Speaking of the vampire, Cassidy didn’t have quite as much to do this episode, being largely in recovery mode after Tulip mistook him for someone else. Tulip doesn’t fill a lot of the space herself, but the interaction between the two characters clearly shows their connection is going to get deeper, no pun intended. After being grilled over what it means to be a vampire, Cassidy tries to get some information from Tulip, and even expresses his affections for her. She deflects by talking about her “boyfriend”, but an exchange with Jesse where he points out that Tulip is jealous she hasn’t yet changed like he has changes her tune slightly. She finds Cassidy, tells him the two are “in love”, and they engage in a little backseat sex. What this all does is point out to us how Cassidy is open, to a fault, but also that he is loyal, even to people he just met. Tulip, on the other hand, is much more guarded, but isn’t above using what she can to get people to do her bidding for her. In fact, that’s exactly what upsets her so much about Jesse. He is no longer as easily swayed to her side, and she isn’t quite sure how to deal with his new perspective.

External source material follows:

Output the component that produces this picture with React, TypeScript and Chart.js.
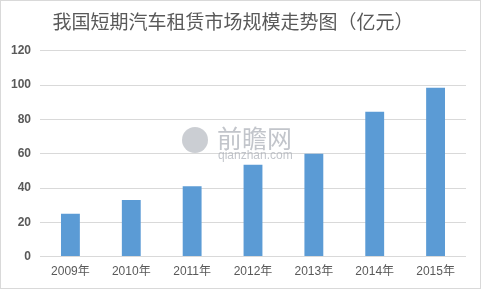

When it comes to filling out the rest of the episode, and giving us more context, we see Fiore and DeBlanc, still frightened by the phone from Heaven ringing. They’re trying to spin the best way to answer, and DeBlanc decides that they need to rehearse, with Fiore being the one to answer. After all, he’s the one they like “up there”. Of course, before they get to the phone, it stops ringing, which is clearly what prompts them to approach Jesse directly.
Eugene is dealing with troubles, as well. He’s clearly running into a bit of a brick wall in trying to please his father, and things only get worse when graffiti is found in his room, imploring him to “finish the job”. Combine that with the accusations of “murderer” being thrown in his direction, and Eugene definitely needs help from somewhere, and Jesse is one of the few willing to offer an ear. Given what’s going on with Odin Quincannon, however, Jesse might not be the best option. Sure, Odin was told to serve God, and that has changed him enough to make Donnie put together some pieces, but apparently, in Odin’s view, serving God includes straight up murdering people who would oppose him in the realm of business. The poor members of the Green Acre group, we barely got to know them before Odin blasted them all. And what about Donnie, Odin’s right-hand man? Well, Donnie has definitely realized that Jesse has some sort of a power. It wasn’t his own experiences alone, however. Instead, it was seeing the change in Odin that fully tripped the switch in Donnie’s mind, and made him confess his beliefs to Betsy, who swears that Jesse will get what’s coming to him.
All told, the fifth episode of the season moved the story forward, and is really seeming to be setting up the second half of the season with much higher stakes. Jesse has now been confronted by the men chasing down the entity, Tulip is closer to convincing someone to go after Carlos with her, Jesse’s commands are starting to unravel around him, and the enemies that he’s scattered throughout town are closer to becoming emboldened. The pace is picking up, and the action is sure to follow.